Silvia with her daughter. Photo: Elphas Ngugi for Action Against Hunger, Kenya.

The training Monica received has improved the quality of care that she provides. “The SETH project helped me realize that I need to attend to a pregnant mother up until the end, know their schedules, and continuously work with them on their birth plans,” she says.

In addition to sharing vital information with their clients, community health volunteers are helping strengthen the health system by collecting data for local health authorities so they have a clearer picture of the health and nutrition situation in the villages. “The community health volunteers bring their reports to the health facility they are attached to. We use these reports to understand our situation on the ground,” says Dr. Sinclair Omboga in Trans Nzoia County, where SETH project activities have also been implemented. “It has helped us to enrich our documents so that our work plans, strategic plan, and county nutrition action plans are much richer.”

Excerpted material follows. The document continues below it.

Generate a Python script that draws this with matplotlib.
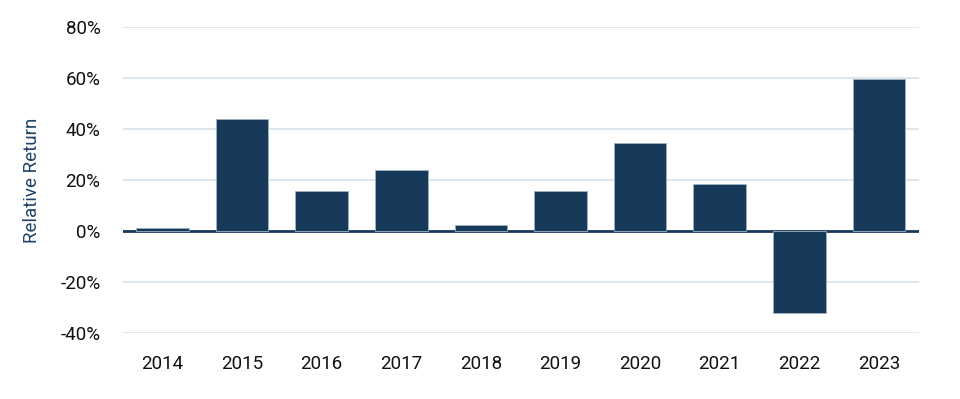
import numpy as np
import matplotlib
matplotlib.use("Agg")
import matplotlib.pyplot as plt
from matplotlib.ticker import FuncFormatter

years = ["2014", "2015", "2016", "2017", "2018", "2019", "2020", "2021", "2022", "2023"]
relative_return = [1.2, 43.9, 15.7, 23.8, 2.5, 15.6, 34.7, 18.3, -32.1, 59.7]
y_ticks = [-40, -20, 0, 20, 40, 60, 80]

BAR_COLOR = "#173a5b"
GRID_COLOR = "#dde7ef"
LABEL_COLOR = "#1f4266"

plt.rcParams["font.family"] = ["Liberation Sans Narrow", "Roboto", "DejaVu Sans"]

fig = plt.figure(figsize=(9.6, 3.99), dpi=100)
ax = fig.add_axes([0.1278, 0.166, 0.8292, 0.7656])

x = np.arange(len(years))
ax.bar(x, relative_return, width=0.66, color=BAR_COLOR, edgecolor="#9fb2c4",
       linewidth=0.6, zorder=3)
ax.axhline(0, color=BAR_COLOR, linewidth=2.0, zorder=2)

ax.set_xlim(-0.5, len(years) - 0.5)
ax.set_ylim(-40, 80)
ax.set_yticks(y_ticks)
ax.yaxis.set_major_formatter(FuncFormatter(lambda v, _: f"{v:.0f}%"))
ax.set_xticks(x)
ax.set_xticklabels(years)
ax.grid(axis="y", color=GRID_COLOR, linewidth=1.4, zorder=0)
ax.set_axisbelow(True)

for side in ["top", "right", "left", "bottom"]:
    ax.spines[side].set_visible(False)
ax.tick_params(axis="both", length=0, labelsize=13.5, colors="#111111")
ax.tick_params(axis="y", pad=16)
ax.tick_params(axis="x", pad=16)

ax.set_ylabel("Relative Return", fontsize=13.5, color=LABEL_COLOR, labelpad=14)

fig.savefig("out.png", dpi=100)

In the context of the COVID-19 pandemic, the work of Community Health Volunteers has taken on a new importance. “My work as a Community Volunteer is providing health education services in the villages,” says Geoffrey Wafule, a volunteer in neighbouring Bungoma County. [Action Against Hunger] educated us on matters related to COVID-19. After the training, I went to the households I serve to share what I had learned. And true to it, they have really benefited, they have adhered to the guidelines. I am grateful for this. I have heard about COVID in other areas, but we remain safe because of the training we were given.”

 


Community Health Volunteers receive training through the Systems Enhancement for Transformative Health (SETH) project, implemented by Action Against Hunger and Helen Keller International with the financial support of Global Affairs Canada. This project focuses on maternal, newborn and child health and nutrition.